Discuss why indigenous people globally experience health disparities which impact their health and life expectancy. identify factors that have influenced these disparities.
Health disparities amongst indigenous people have been a prime issue for health care practitioners and policy developers across the world. It is observed that the imbalance in health care system can be addressed through a direct relationship between settler societies and indigenous people (Germov, 2019). Hence, some factors such as political, social and cultural play significant roles in creating disequilibrium in the health and social care context globally. Aboriginal and Torres Strait Islander people of Australia belong to the most renowned indigenous community of this country. The major aim of this essay is to discuss the implications of socio-political and historical context that enhanced the problems for care service providers. Further, a critical analysis on the cultural and social factors and their impacts on Aboriginal and Torres Islander people are embedded in this essay.

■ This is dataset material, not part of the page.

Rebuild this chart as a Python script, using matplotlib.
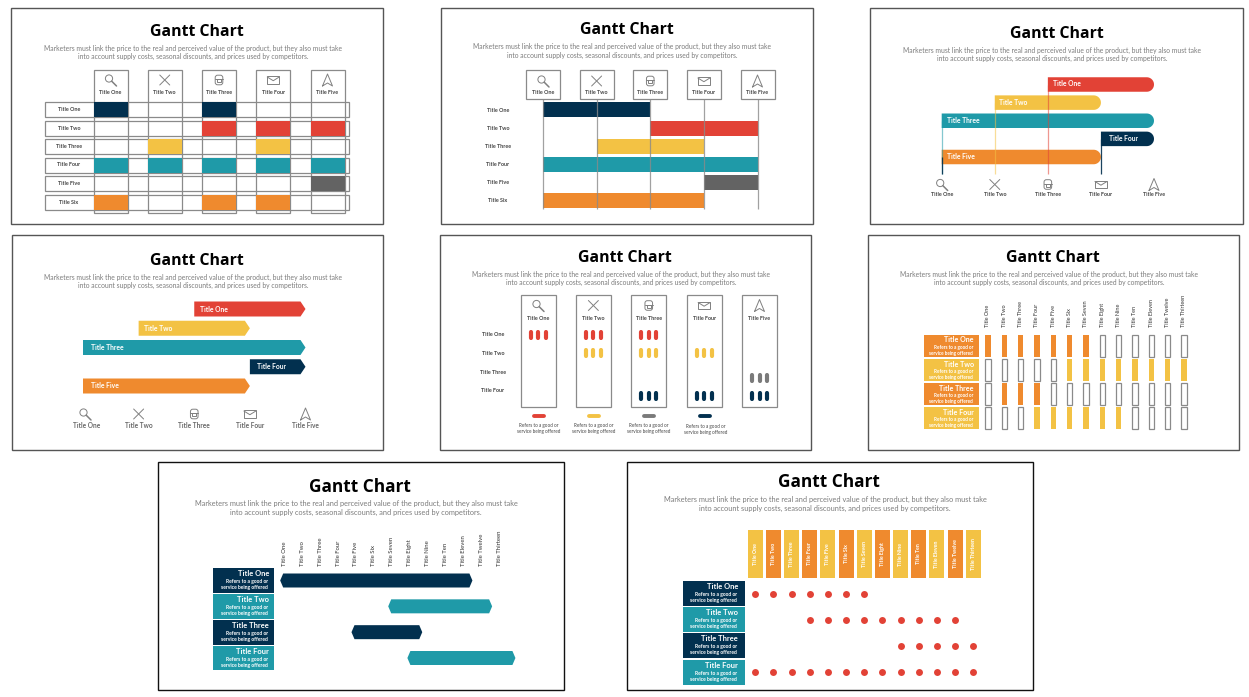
import matplotlib
matplotlib.use("Agg")
import matplotlib.pyplot as plt
from matplotlib.patches import Rectangle, Circle, FancyBboxPatch
import numpy as np

W, H = 1249, 697
NAVY, RED, YELLOW, TEAL, ORANGE, GRAY = "#02304F", "#E24236", "#F3C244", "#1F9AA8", "#EF8A2E", "#636363"
BOX = "#8A8A8A"

TITLE = "Gantt Chart"
SUB1 = "Marketers must link the price to the real and perceived value of the product, but they also must take"
SUB2 = "into account supply costs, seasonal discounts, and prices used by competitors."
NOTE1, NOTE2 = "Refers to a good or", "service being offered"

COLS5 = ["Title One", "Title Two", "Title Three", "Title Four", "Title Five"]
ROWS6 = ["Title One", "Title Two", "Title Three", "Title Four", "Title Five", "Title Six"]
ROWS5 = ROWS6[:5]
ROWS4 = ROWS6[:4]
COLS13 = ["Title One", "Title Two", "Title Three", "Title Four", "Title Five", "Title Six", "Title Seven",
          "Title Eight", "Title Nine", "Title Ten", "Title Eleven", "Title Twelve", "Title Thirteen"]
ICONS = ["search", "cross", "printer", "mail", "nav"]

# Panel 1: which column each row occupies
P1_GRID = [[1, 0, 1, 0, 0], [0, 0, 1, 1, 1], [0, 1, 0, 1, 0], [1, 1, 1, 1, 1], [0, 0, 0, 0, 1], [1, 0, 1, 1, 0]]
P1_COLORS = [NAVY, RED, YELLOW, TEAL, GRAY, ORANGE]
# Panel 2: spans between columns
P2_START = [0, 2, 1, 0, 3, 0]
P2_END = [2, 4, 3, 4, 4, 3]
P2_COLORS = [NAVY, RED, YELLOW, TEAL, GRAY, ORANGE]
# Panels 3 and 4
P34_START = [2, 1, 0, 3, 0]
P34_END = [4, 3, 4, 4, 3]
P3_COLORS = [RED, YELLOW, TEAL, NAVY, ORANGE]
P3_STEM_COL = [2, 1, 0, 3, 0]
P3_STEM_ROW = [0, 1, 2, 3, 4]
P3_STEM_COLOR = [RED, YELLOW, TEAL, NAVY, NAVY]
# Panel 5: column indexes for each series
P5_SERIES = [[0, 1, 2], [1, 2, 3], [4], [2, 3, 4]]
P5_COLORS = [RED, YELLOW, "#7A7A7A", NAVY]
# Panel 6
P6_CELLS = [[0, 1, 2, 3, 4, 5, 6], [5, 6, 7, 8, 9, 10, 11, 12], [1, 2, 3], [3, 4, 5, 6, 7, 8]]
P6_COLORS = [ORANGE, YELLOW, ORANGE, YELLOW]
# Panel 7: spans in column units
P7_START = [-0.23, 5.8, 3.75, 6.87]
P7_END = [10.5, 11.6, 7.7, 12.9]
P7_COLORS = [NAVY, TEAL, NAVY, TEAL]
# Panel 8: dots
P8_DOTS = [[0, 1, 2, 3, 4, 5, 6], [3, 4, 5, 6, 7, 8, 9, 10, 11], [8, 9, 10, 11, 12],
           [0, 1, 2, 3, 4, 5, 6, 7, 8, 9, 10, 11, 12]]
P8_COLORS = [NAVY, TEAL, NAVY, TEAL]
P8_HEAD = [YELLOW, ORANGE] * 6 + [YELLOW]

plt.rcParams["font.family"] = ["Lato", "DejaVu Sans"]
fig = plt.figure(figsize=(W / 100, H / 100), dpi=100, facecolor="white")

ov = fig.add_axes([0, 0, 1, 1], zorder=10)
ov.set_xlim(0, W); ov.set_ylim(H, 0); ov.axis("off"); ov.patch.set_alpha(0)


class Chart:
    """Axes whose columns and rows are index units placed over a pixel span."""
    def __init__(self, x0, x1, ncol, y0, y1, nrow):
        self.x0, self.y0 = x0, y0
        self.sx = (x1 - x0) / (ncol - 1)
        self.sy = (y1 - y0) / (nrow - 1)
        self.ax = fig.add_axes([x0 / W, 1 - y1 / H, (x1 - x0) / W, (y1 - y0) / H], zorder=5)
        self.ax.set_xlim(0, ncol - 1); self.ax.set_ylim(nrow - 1, 0)
        self.ax.autoscale(False); self.ax.axis("off")

    def X(self, i):
        return self.x0 + i * self.sx

    def Y(self, j):
        return self.y0 + j * self.sy

    def box(self, cx, cy, wpx, hpx, **kw):
        kw.setdefault("clip_on", False)
        r = Rectangle((cx - wpx / self.sx / 2, cy - hpx / self.sy / 2), wpx / self.sx, hpx / self.sy, **kw)
        self.ax.add_patch(r)
        return r


def frame(x0, y0, x1, y1, color):
    ov.add_patch(Rectangle((x0, y0), x1 - x0, y1 - y0, fill=False, ec=color, lw=1.0))


def heading(cx, ty, sy1, sy2, scale=1.0):
    ov.text(cx, ty + 1, TITLE, ha="center", va="center", family="Open Sans", weight="bold",
            fontsize=11.4 * scale, color="#000000")
    ov.text(cx - 4, sy1, SUB1, ha="center", va="center", fontsize=4.85 * scale, color="#7C7C7C")
    ov.text(cx - 4, sy2, SUB2, ha="center", va="center", fontsize=4.85 * scale, color="#7C7C7C")


def small(x, y, s, ha="center", size=3.9, color="#444444", weight="bold", rot=0):
    ov.text(x, y, s, ha=ha, va="center", fontsize=size, color=color, weight=weight, rotation=rot)


def icon(kind, cx, cy):
    c, lw = "#808080", 0.7
    kw = dict(color=c, lw=lw, solid_capstyle="round")
    if kind == "search":
        ov.add_patch(Circle((cx - 1.5, cy - 1.5), 3.6, fill=False, ec=c, lw=lw))
        ov.plot([cx + 1.2, cx + 6], [cy + 1.2, cy + 6], color=c, lw=1.1, solid_capstyle="round")
    elif kind == "cross":
        ov.plot([cx - 5, cx + 5], [cy - 5, cy + 5], **kw)
        ov.plot([cx - 5, cx + 5], [cy + 5, cy - 5], **kw)
    elif kind == "printer":
        ov.add_patch(FancyBboxPatch((cx - 3.8, cy - 4.8), 7.6, 9.6, boxstyle="round,pad=0,rounding_size=2.4",
                                    fill=False, ec=c, lw=lw))
        ov.plot([cx - 3.8, cx + 3.8], [cy - 1, cy - 1], **kw)
        ov.add_patch(Rectangle((cx - 1.8, cy - 1), 3.6, 3.2, fill=False, ec=c, lw=lw))
    elif kind == "mail":
        ov.add_patch(Rectangle((cx - 6, cy - 3.7), 12, 7.4, fill=False, ec=c, lw=lw))
        ov.plot([cx - 6, cx, cx + 6], [cy - 3, cy + 0.7, cy - 3], **kw)
    else:
        ov.plot([cx - 5, cx, cx + 5, cx, cx - 5], [cy + 6, cy - 6, cy + 6, cy + 3, cy + 6], **kw)


def note(x, y, size=3.35, color="#444444", ha="center", dy=5.6, weight="normal"):
    small(x, y, NOTE1, ha=ha, size=size, color=color, weight=weight)
    small(x, y + dy, NOTE2, ha=ha, size=size, color=color, weight=weight)


# ---------- Panel 1 ----------
frame(11, 8, 383, 224, "#555555")
heading(197, 31, 48, 56.5)
c = Chart(110.5, 327.5, 5, 109.5, 202, 6)
for j in range(6):
    r = Rectangle((((45 - c.x0) / c.sx), j - 7.5 / c.sy), 304 / c.sx, 15 / c.sy, fill=False, ec=BOX, lw=0.9, clip_on=False)
    c.ax.add_patch(r)
for i in range(5):
    c.box(i, ((70 + 213) / 2 - c.y0) / c.sy, 34, 143, fill=False, ec=BOX, lw=0.9)
for j, (row, col) in enumerate(zip(P1_GRID, P1_COLORS)):
    xs = [i for i, v in enumerate(row) if v]
    c.ax.bar(xs, [15 / c.sy] * len(xs), width=34 / c.sx, bottom=j - 7.5 / c.sy, color=col, clip_on=False, zorder=3)
for i, name in enumerate(COLS5):
    icon(ICONS[i], c.X(i), 80); small(c.X(i), 92.5, name)
for j, name in enumerate(ROWS6):
    small(69, c.Y(j), name)

# ---------- Panel 2 ----------
frame(441, 8, 813, 224, "#555555")
heading(626.5, 29.5, 46, 55)
c = Chart(543, 757.5, 5, 110, 201, 6)
c.ax.barh(range(6), np.subtract(P2_END, P2_START), left=P2_START, height=15 / c.sy, color=P2_COLORS, clip_on=False, zorder=2)
for i, name in enumerate(COLS5):
    c.ax.vlines(i, (99 - c.y0) / c.sy, (209 - c.y0) / c.sy, color=BOX, lw=0.9, alpha=0.8, clip_on=False, zorder=3)
    c.box(i, (84.5 - c.y0) / c.sy, 34, 29, fc="white", ec=BOX, lw=0.9, zorder=4)
    icon(ICONS[i], c.X(i), 81); small(c.X(i), 92, name)
for j, name in enumerate(ROWS6):
    small(498, c.Y(j), name)

# ---------- Panel 3 ----------
frame(870, 8, 1243, 224, "#555555")
heading(1056.5, 33, 50, 58)
c = Chart(941.7, 1154, 5, 84.5, 157, 5)
P3_TEXT_PAD = [5, 4, 5, 8, 5]


def round_bar(ch, a, b, j, hpx, color):
    r = hpx / 2
    t = np.linspace(-np.pi / 2, np.pi / 2, 24)
    xs = np.r_[a, b - r / ch.sx + r * np.cos(t) / ch.sx, a]
    ys = np.r_[j - r / ch.sy, j + r * np.sin(t) / ch.sy, j + r / ch.sy]
    ch.ax.fill(xs, ys, color=color, lw=0, clip_on=False, zorder=2)


for j, (a, b, col) in enumerate(zip(P34_START, P34_END, P3_COLORS)):
    round_bar(c, a, b, j, 14.5, col)
    small(c.X(a) + P3_TEXT_PAD[j], c.Y(j) - 0.5, ROWS5[j], ha="left", size=4.9, color="white", weight="bold")
for col_i, row_i, colr in zip(P3_STEM_COL, P3_STEM_ROW, P3_STEM_COLOR):
    c.ax.vlines(col_i, row_i, (174 - c.y0) / c.sy, color=colr, lw=0.9, alpha=0.55 if colr != NAVY else 0.9, clip_on=False, zorder=3)
for i, name in enumerate(COLS5):
    icon(ICONS[i], c.X(i), 184.5); small(c.X(i), 195, name)

# ---------- Panel 4 ----------
frame(12, 235, 383, 450, "#555555")
heading(197, 260, 277, 285.5)
c = Chart(83, 305.5, 5, 309, 386, 5)
P4_TEXT_PAD = [5.5, 5, 8, 6.7, 8]
for j, (a, b, col) in enumerate(zip(P34_START, P34_END, P3_COLORS)):
    hh, tip = 7.5 / c.sy, 5 / c.sx
    c.ax.fill([a, b - tip, b, b - tip, a], [j - hh, j - hh, j, j + hh, j + hh], color=col, lw=0, clip_on=False, zorder=2)
    small(c.X(a) + P4_TEXT_PAD[j], c.Y(j), ROWS5[j], ha="left", size=4.9, color="white", weight="bold")
for i, name in enumerate(COLS5):
    icon(ICONS[i], c.X(i) + (2 if i == 0 else 0), 414)
    small(c.X(i) + (4 if i == 0 else 0), 426, name, size=4.7, color="#666666", weight="bold")

# ---------- Panel 5 ----------
frame(440, 235, 811, 450, "#555555")
heading(625, 257, 274, 282.5)
P5_ROW_POS = [0, 1, 2.39, 3.39]
c = Chart(538, 759.5, 5, 334.7, 396, 4)
c.ax.set_ylim(3.39, 0)
c.sy = (396 - 334.7) / 3.39
for i, name in enumerate(COLS5):
    c.box(i, (351 - c.y0) / c.sy, 35, 111.7, fill=False, ec=BOX, lw=0.9)
    icon(ICONS[i], c.X(i), 305.5); small(c.X(i), 318, name)
for k, (cols, col) in enumerate(zip(P5_SERIES, P5_COLORS)):
    for i in cols:
        xs = [i - 7.5 / c.sx, i, i + 7.5 / c.sx]
        c.ax.vlines(xs, P5_ROW_POS[k] - 3 / c.sy, P5_ROW_POS[k] + 3 / c.sy, color=col, lw=3.0, capstyle="round", clip_on=False, zorder=3)
for name, y in zip(ROWS4, [335, 353.5, 372, 391]):
    small(493, y, name)
for x, y, col in zip([539, 594, 649, 705.5], [416, 416, 416, 416], [RED, YELLOW, "#7A7A7A", NAVY]):
    ov.plot([x - 5, x + 5], [y, y], color=col, lw=2.8, solid_capstyle="round")
for x, y in zip([539, 594, 649, 706], [425.5, 425.5, 425.5, 426.5]):
    note(x, y)

# ---------- Panel 6 ----------
frame(868, 235, 1239, 450, "#555555")
heading(1053, 257, 274, 282.5)
c = Chart(988, 1184, 13, 346, 418.2, 4)
for j, (cells, col) in enumerate(zip(P6_CELLS, P6_COLORS)):
    c.ax.barh([j], [55 / c.sx], left=[(924 - c.x0) / c.sx], height=22.5 / c.sy, color=col, clip_on=False, zorder=2)
    for i in range(13):
        if i in cells:
            c.box(i, j, 5.5, 22, fc=col, ec="none", zorder=3)
        else:
            c.box(i, j, 5.5, 22, fill=False, ec=BOX, lw=0.9, zorder=3)
    small(974, c.Y(j) - 6, ROWS4[j], ha="right", size=5.1, color="white", weight="bold")
    note(973, c.Y(j) + 1.5, ha="right", size=3.3, color="white", dy=5.6, weight="bold")
for i, name in enumerate(COLS13):
    ov.text(c.X(i), 327, name, rotation=90, ha="center", va="bottom", fontsize=4.0, color="#333333")

# ---------- Panel 7 ----------
frame(158, 462, 564, 690, "#111111")
heading(360, 486, 503, 512, 1.09)
c = Chart(284.3, 499.3, 13, 580.5, 658, 4)
for j, (a, b, col) in enumerate(zip(P7_START, P7_END, P7_COLORS)):
    c.ax.barh([j], [61 / c.sx], left=[(213 - c.x0) / c.sx], height=24.8 / c.sy, color=col, clip_on=False, zorder=2)
    hh, tip = 7 / c.sy, 3 / c.sx
    c.ax.fill([a, a + tip, b - tip, b, b - tip, a + tip], [j, j - hh, j - hh, j, j + hh, j + hh], color=col, lw=0, clip_on=False, zorder=2)
    small(269, c.Y(j) - 7, ROWS4[j], ha="right", size=5.4, color="white", weight="bold")
    note(268, c.Y(j) + 1, ha="right", size=3.6, color="white", dy=6, weight="bold")
for i, name in enumerate(COLS13):
    ov.text(c.X(i), 566, name, rotation=90, ha="center", va="bottom", fontsize=4.3, color="#333333")

# ---------- Panel 8 ----------
frame(627, 462, 1033, 690, "#111111")
heading(829, 481, 499, 508.5, 1.09)
c = Chart(755.3, 973.3, 13, 593.7, 672, 4)
c.ax.bar(range(13), [48.3 / c.sy] * 13, width=15 / c.sx, bottom=(530 - c.y0) / c.sy, color=P8_HEAD, clip_on=False, zorder=2)
for i, name in enumerate(COLS13):
    ov.text(c.X(i), 554, name, rotation=90, ha="center", va="center", fontsize=3.8, color="white", weight="bold")
for j, (cols, col) in enumerate(zip(P8_DOTS, P8_COLORS)):
    c.ax.barh([j], [62 / c.sx], left=[(683 - c.x0) / c.sx], height=25 / c.sy, color=col, clip_on=False, zorder=2)
    c.ax.scatter(cols, [j] * len(cols), s=25, color=RED, lw=0, clip_on=False, zorder=3)
    small(738, c.Y(j) - 7, ROWS4[j], ha="right", size=5.4, color="white", weight="bold")
    note(737, c.Y(j) + 1, ha="right", size=3.6, color="white", dy=6, weight="bold")

fig.savefig("out.png", dpi=100, facecolor="white")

Implication of socio-historical-political in context of health
Aboriginal people are mostly the ancient people of Australia, as they were in major numbers prior to the invasion of the British. Further, the invasion of British people has imposed a massive impact on the wellbeing of aboriginal people as their lands were taken forcefully (Bramley et al. 2005). In addition, the initial invasion has created a huge amount of diseases amongst those people from indigenous community. A report identified that due to the land invasion and killing outrage the number of aboriginals were reduced to 60,000 from 1 million during the 20th century (Survival International, 2020). Considering the political aspect, the policy to replace aboriginal children from their parents also promoted the inequality in health and social care system in Australia. It is observed that the aboriginal people of Australia still face significant issues such as racism, higher infant mortality rate, suicide rate and others. In a nutshell, these issues can be discussed from sociological and political context.
As stated earlier, racism is a significant socio-cultural factor impacting the health and social care context that creates disparities amongst people (indigenous and non-indigenous). Examples can be considered from the incident of Ibis hotel. It is found that aboriginal people, who stay at this hotel, receive minimal care and a poor room environment. On another hand, non-indigenous Australians receive premium service from this hotel. Another incident in the health care context addresses the social problems faced by aboriginal people in the healthcare context. It is found that Naomi Williams, a pregnant woman died with her unborn baby due to lack of referral from care practitioners (Cunnen, 2019). In addition, the number of aboriginal peoples’ death in custody has also been increased drastically due to racial attitude of the society.
Social and cultural factors shaping health beliefs, experiences and outcomes of Aboriginnals
Social and culture factors also play a key role in shaping the health beliefs, experiences and outcome for aboriginal people in Australia. It is found that people from aboriginal community share same type of behavioural pattern that helps them to retain their cultural identity. As commented by Hampton & Toomvs (2013), aboriginal people of this country face significant issues in preserving their cultural identity. Therefore, racial discrimination in health and social care context questions the healthcare policy development of this country (Biles & Biles, 2020). Further, it is found that aboriginal people of this country face racial discrimination in primary care services and women belong to this group face harassment, while receiving treatment.
Due to such above reasons, health beliefs, experiences and outcomes of Aboriginal and Torres Strait Island people have been shaped negatively. For instance, lower standard of care support maximises the chance of mortality rate amongst individuals, which force people to nit receive primary care (Best & Fredericks, 2018). Rather, they prefer focusing on their cultural values and beliefs. On another hand, the rate of suicides amongst indigenous people is also very high, comparing to the non-indigenous people.
From the above discussion, it can be said that indigenous people across the globe receive minimum care service, which affects the mortality rate significantly. Further, it is also identified that the British invasion in Australia started the curbing of aboriginal people from every aspect of the society. It is observed that introduction of multiple policies to limit the access of indigenous people in health care service created unequal distribution of healthcare services across the country. In addition, cultural problems like racism and discrimination in healthcare organisations also influenced the health outcome of indigenous people across this country. Finally, problems in maintaining the ethical identity have also enhanced the suicide rate of indigenous people across this country. Due to these factors the cultural beliefs and values are also shaped, which drifted the aboriginal people from the domain of health care and service significantly.